Preheat your oven to 180C/160C Fan/375F and line two-four baking trays with parchment paper. Mine are quite large trays (40cm) to make sure the cookies don't touch!
Mix together the butter and both sugars until light and fluffy and thoroughly combined! Using an electric mixer is far easier for this because it gets very fluffy and perfect!
Mix in the vanilla and the egg until thoroughly combined, then mix in the cocoa powder, flour, bicarbonate of soda, baking powder and salt until a thick paste/cookie dough is formed.
Fold in the chocolate chips, and spoon the mixture onto the trays and make sure they are suitable spread out so they stay separate! (I usually fit 6-8 on each tray to be safe) I also use a 5cm cookie dropper/ice cream scoop to make them identical sizes.

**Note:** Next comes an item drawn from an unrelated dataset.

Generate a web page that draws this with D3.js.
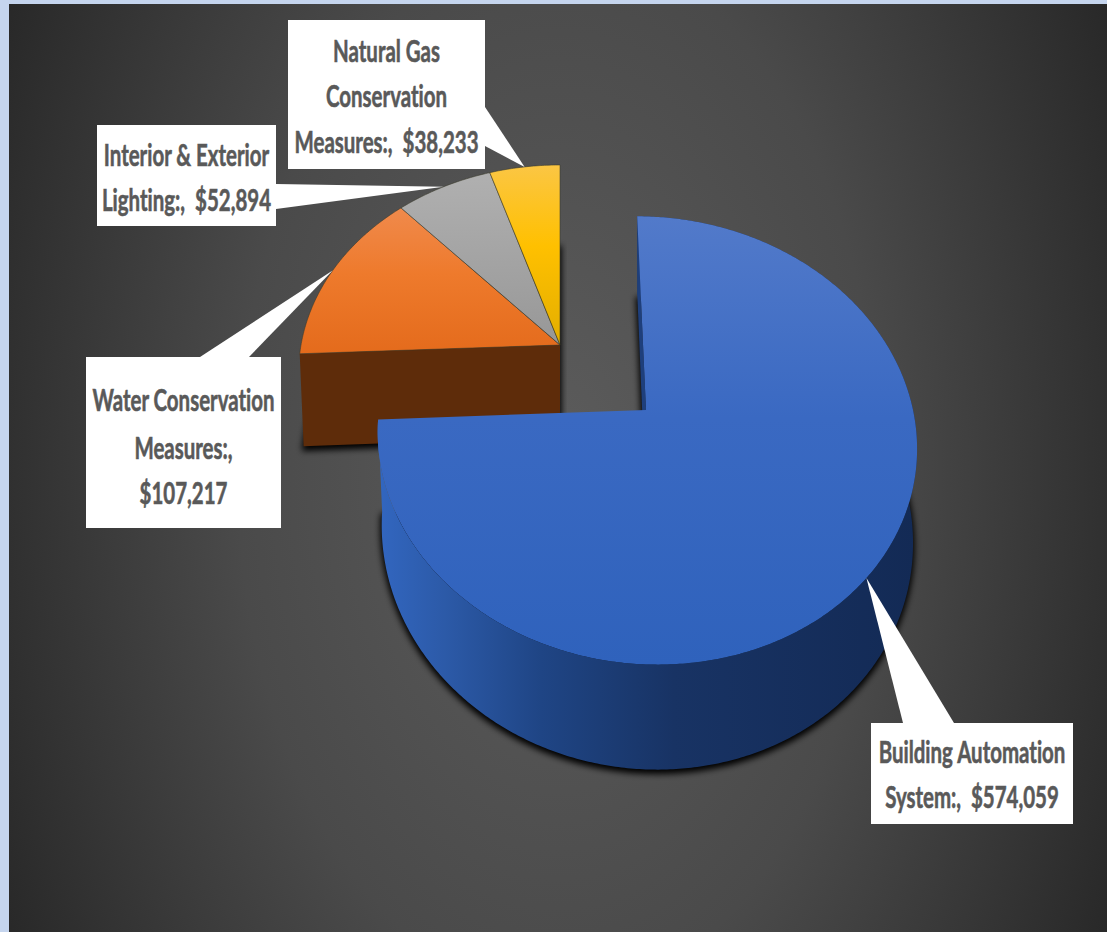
<!DOCTYPE html>
<html>
<head>
<meta charset="utf-8">
<script src="https://cdn.jsdelivr.net/npm/d3@7"></script>
<style>
  html, body { margin: 0; padding: 0; background: #c5d5ee; overflow: hidden; }
  svg { display: block; }
  text {
    font-family: Lato, "Open Sans", sans-serif;
    font-weight: 700;
    fill: #595959;
    stroke: #595959;
    stroke-width: 0.6;
    white-space: pre;
    font-variant-ligatures: none;
  }
</style>
</head>
<body>
<div id="app"></div>
<script>
const categories = [
  "Building Automation System",
  "Water Conservation Measures",
  "Interior & Exterior Lighting",
  "Natural Gas Conservation Measures",
];
const values = [574059, 107217, 52894, 38233];
const labelLines = [
  ["Building Automation", "System:,  $574,059"],
  ["Water Conservation", "Measures:,", "$107,217"],
  ["Interior & Exterior", "Lighting:,  $52,894"],
  ["Natural Gas", "Conservation", "Measures:,  $38,233"],
];
const faceStops = [
  ["#527aca", "#3a69c2", "#2f62bc"],
  ["#f08a4c", "#ee7a2c", "#e46b1c"],
  ["#b0b0b0", "#a5a5a5", "#979797"],
  ["#fbc644", "#ffc000", "#e3ae00"],
];
const wallColors = ["url(#blueWall)", "#5e2c0a"];

const width = 1107;
const height = 932;

const svg = d3.select("#app").append("svg").attr("width", width).attr("height", height);
const defs = svg.append("defs");

const bg = defs.append("radialGradient").attr("id", "bg")
  .attr("gradientUnits", "userSpaceOnUse")
  .attr("cx", 0).attr("cy", 0).attr("r", 1)
  .attr("gradientTransform", "translate(558,470) scale(640,1050)");
bg.append("stop").attr("offset", 0).attr("stop-color", "#5c5c5c");
bg.append("stop").attr("offset", 0.5).attr("stop-color", "#4a4a4a");
bg.append("stop").attr("offset", 1).attr("stop-color", "#262626");

const blueWall = defs.append("linearGradient").attr("id", "blueWall")
  .attr("gradientUnits", "userSpaceOnUse")
  .attr("x1", 380).attr("x2", 915).attr("y1", 0).attr("y2", 0);
[[0, "#3266bf"], [0.12, "#2c5aa8"], [0.3, "#1f4585"], [0.55, "#183364"], [1, "#132a55"]]
  .forEach(([o, c]) => blueWall.append("stop").attr("offset", o).attr("stop-color", c));

faceStops.forEach((s, i) => {
  const g = defs.append("linearGradient").attr("id", `face${i}`)
    .attr("x1", 0).attr("x2", 0).attr("y1", 0).attr("y2", 1);
  s.forEach((c, k) => g.append("stop").attr("offset", k / 2 * 0.9 + (k === 2 ? 0.1 : 0)).attr("stop-color", c));
});

defs.append("filter").attr("id", "shadow")
  .attr("x", "-10%").attr("y", "-10%").attr("width", "120%").attr("height", "120%")
  .append("feGaussianBlur").attr("stdDeviation", 3);

svg.append("rect").attr("x", 9).attr("y", 4).attr("width", width - 9).attr("height", height - 4)
  .attr("fill", "url(#bg)");

// perspective disc: blue slice is pulled out from the rest
const discs = [
  { cx: 646, cy: 410, rx: 267, ry: 220, s: -10 },
  { cx: 560, cy: 345, rx: 259, ry: 204.5, s: 0 },
];
const tilt = 0.136;

const top3d = (d, a, r = 1) => {
  const u = r * Math.sin(a);
  const v = r * Math.cos(a);
  const w = 1 + tilt * v;
  return [d.cx + (d.rx * u + d.s * v) / w, d.cy - (d.ry * v) / w, v];
};
const lower = (d, p) => [d.cx + (p[0] - d.cx) * 0.985, p[1] + 92 - 13 * p[2]];

const arcs = d3.pie().sort(null).value((d) => d)(values);
const line = d3.line();
const path = (pts) => line(pts) + "Z";
const arcPts = (d, a) => {
  const n = Math.ceil((a.endAngle - a.startAngle) / 0.01);
  return d3.range(n + 1).map((k) =>
    top3d(d, a.startAngle + ((a.endAngle - a.startAngle) * k) / n));
};
const discOf = (i) => (i === 0 ? discs[0] : discs[1]);

const drawGroup = (idx) => {
  const d = discOf(idx[0]);
  const g = svg.append("g");
  const center = top3d(d, 0, 0);

  // shadow falls from the lower disc only
  idx.forEach((i) => {
    const pts = arcPts(d, arcs[i]).map((p) => lower(d, p));
    g.append("path")
      .attr("d", path([lower(d, center), ...pts]))
      .attr("fill", "#000")
      .attr("stroke", "#000")
      .attr("stroke-width", 3)
      .attr("transform", "translate(0,3)")
      .attr("filter", "url(#shadow)");
  });

  idx.forEach((i) => {
    const pts = arcPts(d, arcs[i]);
    const first = pts[0];
    if (i === 0) {
      g.append("path")
        .attr("d", path([...pts, ...pts.map((p) => lower(d, p)).reverse()]))
        .attr("fill", wallColors[0]);
      g.append("path")
        .attr("d", path([center, first, lower(d, first), lower(d, center)]))
        .attr("fill", "#1e3f7c");
    }
    if (i === 1) {
      g.append("path")
        .attr("d", path([center, first, lower(d, first), lower(d, center)]))
        .attr("fill", wallColors[1]);
    }
    g.append("path")
      .attr("d", path([center, ...pts]))
      .attr("fill", `url(#face${i})`)
      .attr("stroke", i === 0 ? "none" : "#3a3a2a")
      .attr("stroke-opacity", 0.7)
      .attr("stroke-width", 0.8);
  });
};

drawGroup([1, 2, 3]);
drawGroup([0]);

// callouts
const boxes = [
  { x: 871, y: 723, w: 202, h: 101, base: [[903, 723], [954, 723]], lines: [763, 808] },
  { x: 86, y: 357, w: 195, h: 171, base: [[200, 357], [249, 357]], lines: [411, 459, 504] },
  { x: 97, y: 125, w: 179, h: 101, base: [[276, 184], [276, 209]], lines: [166, 211] },
  { x: 288, y: 20, w: 197, h: 149, base: [[485, 107], [485, 146]], lines: [62, 107, 153] },
];

const labels = svg.selectAll("g.label").data(boxes).join("g").attr("class", "label");
labels.append("path")
  .attr("d", (b, i) => {
    const a = arcs[i];
    const tip = top3d(discOf(i), (a.startAngle + a.endAngle) / 2);
    return path([b.base[0], tip.slice(0, 2), b.base[1]]);
  })
  .attr("fill", "#fff");
labels.append("rect")
  .attr("x", (b) => b.x).attr("y", (b) => b.y)
  .attr("width", (b) => b.w).attr("height", (b) => b.h)
  .attr("fill", "#fff");
labels.each(function (b, i) {
  const cx = b.x + b.w / 2;
  d3.select(this).selectAll("text")
    .data(labelLines[i])
    .join("text")
    .attr("aria-label", categories[i])
    .text((t) => t)
    .attr("text-anchor", "middle")
    .attr("font-size", 31)
    .attr("transform", (t, k) => `translate(${cx},${b.lines[k]}) scale(0.66,1)`);
});
</script>
</body>
</html>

Bake in the oven for 10-12 minutes until spread out perfectly crinkly. A minute or so less will be gooey, a minute or two more will be beautiful and crunchy.
Once baked, remove from the oven and gobble them all up - don't burn yourself on the chocolate!
Notes
TOP TIP - If they look a little too domed for you still when they're fresh out the oven, tap the tray's onto the work surface a couple of times and the cookies will flatten out a smidge - leave to cool fully on the tray still.
They are super super gooey when warm so you could serve them with a dollop of ice cream if you like (vanilla is perfect with it) and they are an utter crowd pleaser.
If you wanted to just use one type of chocolate you could as well, I just always stick to the same amount weight wise!
These cookie scoops are ideal for the job and have three sizes! I use the middle size for these cookies.
These will last for 4-5 days after baking, but honestly they will be eaten before then.
The mixture can be chilled before baking, and they can also be frozen raw or baked.
Recipe updated August 2019
Original recipe
Everything is the same, apart from the original used to use 175g self raising flour instead of the 225g plain. I also used slightly less chocolate chips. Method and everything else is the same!